# Requirement
Take the listing from its first line through the line that contains "sat_y = [0, 1.14, 1.14]" and please retype those lines exactly, leaving out the pictures.

# Data lines

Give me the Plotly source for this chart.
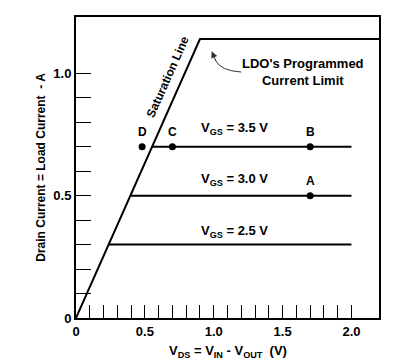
import plotly.graph_objects as go

# Data
sat_x = [0, 0.9, 2.2]
sat_y = [0, 1.14, 1.14]

vgs_labels = ["V<sub>GS</sub> = 2.5 V", "V<sub>GS</sub> = 3.0 V", "V<sub>GS</sub> = 3.5 V"]
vgs_current = [0.3, 0.5, 0.7]
vgs_start = [0.24, 0.40, 0.55]
vgs_end = [2.0, 2.0, 2.0]
vgs_label_y = [0.355, 0.565, 0.775]

pt_names = ["D", "C", "B", "A"]
pt_x = [0.48, 0.70, 1.70, 1.70]
pt_y = [0.70, 0.70, 0.70, 0.50]

x_tickvals = [0, 0.5, 1.0, 1.5, 2.0]
x_ticktext = ["0", "0.5", "1.0", "1.5", "2.0"]
x_minor = [round(0.1 * i, 1) for i in range(1, 21)]
y_tickvals = [0, 0.5, 1.0]
y_ticktext = ["0", "0.5", "1.0"]
y_minor = [round(0.1 * i, 1) for i in range(1, 11)]

FONT = "Liberation Sans, Arial, sans-serif"
BOLD = dict(size=12, color="black", family=FONT, weight="bold")

fig = go.Figure()
fig.add_trace(go.Scatter(x=sat_x, y=sat_y, mode="lines",
                         line=dict(color="black", width=2), hoverinfo="skip"))
for cur, x0, x1 in zip(vgs_current, vgs_start, vgs_end):
    fig.add_trace(go.Scatter(x=[x0, x1], y=[cur, cur], mode="lines",
                             line=dict(color="black", width=2), hoverinfo="skip"))
fig.add_trace(go.Scatter(x=pt_x, y=pt_y, mode="markers",
                         marker=dict(color="black", size=7), hoverinfo="skip"))

annotations = []
for name, x, y in zip(pt_names, pt_x, pt_y):
    annotations.append(dict(x=x, y=y, text=name, showarrow=False, yshift=15, font=BOLD))
for lab, ly in zip(vgs_labels, vgs_label_y):
    annotations.append(dict(x=1.15, y=ly, text=lab, showarrow=False,
                            font=dict(BOLD, size=13)))
annotations.append(dict(x=0.665, y=0.985, text="Saturation Line", showarrow=False,
                        textangle=-66, font=BOLD))
annotations.append(dict(x=1.645, y=1.005, text="LDO's Programmed<br>Current Limit",
                        showarrow=False, font=dict(BOLD, size=13)))
# arrow head of the curved pointer
annotations.append(dict(x=0.985, y=1.09, ax=1.02, ay=1.045, axref="x", ayref="y",
                        text="", showarrow=True, arrowhead=2, arrowsize=1.3,
                        arrowwidth=1, arrowcolor="#333"))
# axis titles
annotations.append(dict(xref="paper", yref="paper", x=0.5, y=-0.078, yanchor="top",
                        xanchor="center", showarrow=False, font=dict(BOLD, size=13),
                        text="V<sub>DS</sub> = V<sub>IN</sub> - V<sub>OUT</sub>  (V)"))
annotations.append(dict(xref="paper", yref="paper", x=-0.118, y=0.5, textangle=-90,
                        xanchor="center", yanchor="middle",
                        showarrow=False, font=dict(BOLD, size=12),
                        text="Drain Current = Load Current  - A"))

fig.update_layout(
    width=404, height=363,
    margin=dict(l=76, r=25, t=17, b=45),
    paper_bgcolor="white", plot_bgcolor="white",
    showlegend=False,
    font=BOLD,
    annotations=annotations,
    shapes=[dict(type="path", xref="x", yref="y",
                 path="M 1.20 1.005 Q 1.05 1.01 1.01 1.055",
                 line=dict(color="#333", width=1))],
    xaxis=dict(range=[0, 2.2], tickvals=x_tickvals, ticktext=x_ticktext,
               ticks="inside", ticklen=13, tickwidth=1, tickcolor="black",
               minor=dict(tickmode="array", tickvals=x_minor, ticks="inside",
                          ticklen=13, tickwidth=1, tickcolor="black", showgrid=False),
               showgrid=False, zeroline=False, showline=True, linecolor="black",
               linewidth=2, mirror=True, automargin=False,
               tickfont=dict(BOLD, size=13)),
    yaxis=dict(range=[0, 1.23], tickvals=y_tickvals, ticktext=y_ticktext,
               ticks="inside", ticklen=15, tickwidth=1, tickcolor="black",
               minor=dict(tickmode="array", tickvals=y_minor, ticks="inside",
                          ticklen=15, tickwidth=1, tickcolor="black", showgrid=False),
               showgrid=False, zeroline=False, showline=True, linecolor="black",
               linewidth=2, mirror=True, automargin=False,
               tickfont=dict(BOLD, size=13)),
)

fig.write_html("out.html", config={"displayModeBar": False},
               post_script="document.body.style.margin='0';")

# Final result
Give me the Plotly source for this chart.
import plotly.graph_objects as go

# Data
sat_x = [0, 0.9, 2.2]
sat_y = [0, 1.14, 1.14]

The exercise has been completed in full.